Thursday, July 15, 2010

What Would a South Sudan Unilateral Declaration of Independence Trigger, with US Dissing Silent UN? "Total War"

UNITED NATIONS, July 14 -- Less then six months from what is supposed to a referendum on the separation of South Sudan from the rest of Africa's largest country, the UN and others seem under-prepared.

On July 13, Inner City Press asked the UN to respond to reports that Japan won't give helicopters for the UN Mission in Sudan, saying that “the support isn't there.”

Inner City Press also asked about the renewed fighting in Darfur between the government and the Justice and Equality Movement rebels: could the UN confirm it, had it visited the areas or protected civilians?

On the latter, the UN could not initially say anything about this fighting in an area it has a $1 billion peacekeeping mission. Later in the day the UN issued a statement in response, that it was “aware of the reports” and would be doing to see. On the helicopter problem, almost nothing was said.

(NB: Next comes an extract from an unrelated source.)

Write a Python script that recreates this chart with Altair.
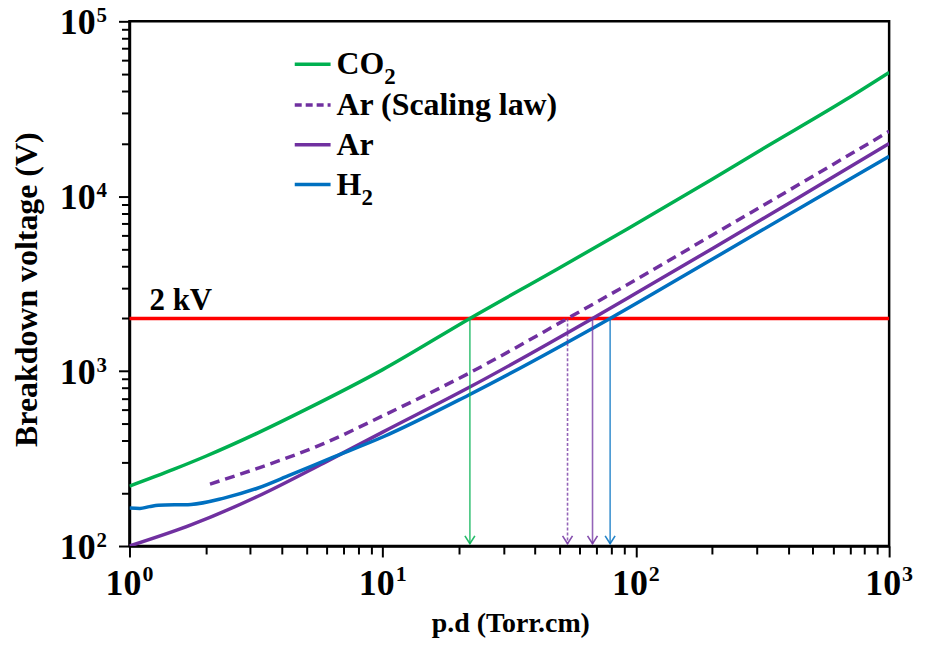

The senior military and peacekeeping diplomat of a major African country approached Inner City Press later on July 13 in the UN's new North Lawn building and asked: “what if South Sudan makes a Unilateral Declaration of Independence?”

This last, some times under the acronym UDI, hearkens to Kosovo, which unilaterally declared independence from Serbia and was immediately recognized by the United States, most but not all European Union countries, and now some 69 of the UN's 192 member states.

There, grenades have been thrown, an International Court of Justice case is pending, the UN is in stasis.

In South Sudan, the diplomat continued, it would be much worse. “Total war,” he called it. Are the UN and member states, the Guarantors referred to in a study out today, prepared or preparing for that?

Inner City Press put the question in writing to the US Mission to the UN on July 13, nearly positive it would not be answered. Earlier this month, when Inner City Press asked the US Mission why Scott Gration had not attended a meeting including his Russian, Chinese and EU counterparts in Darfur on July 4, the Mission declined to answer, referring the question to Gration's staffer Marie Nelson, who after three telephone requests also did not answer.

Another UN diplomat offered this answer: Sudan is “so important to the US that the US refuses to work with, through or under the UN.” If true, and pending answers from the Obama administration's State Department, what would this mean for the short and long term future of South Sudan?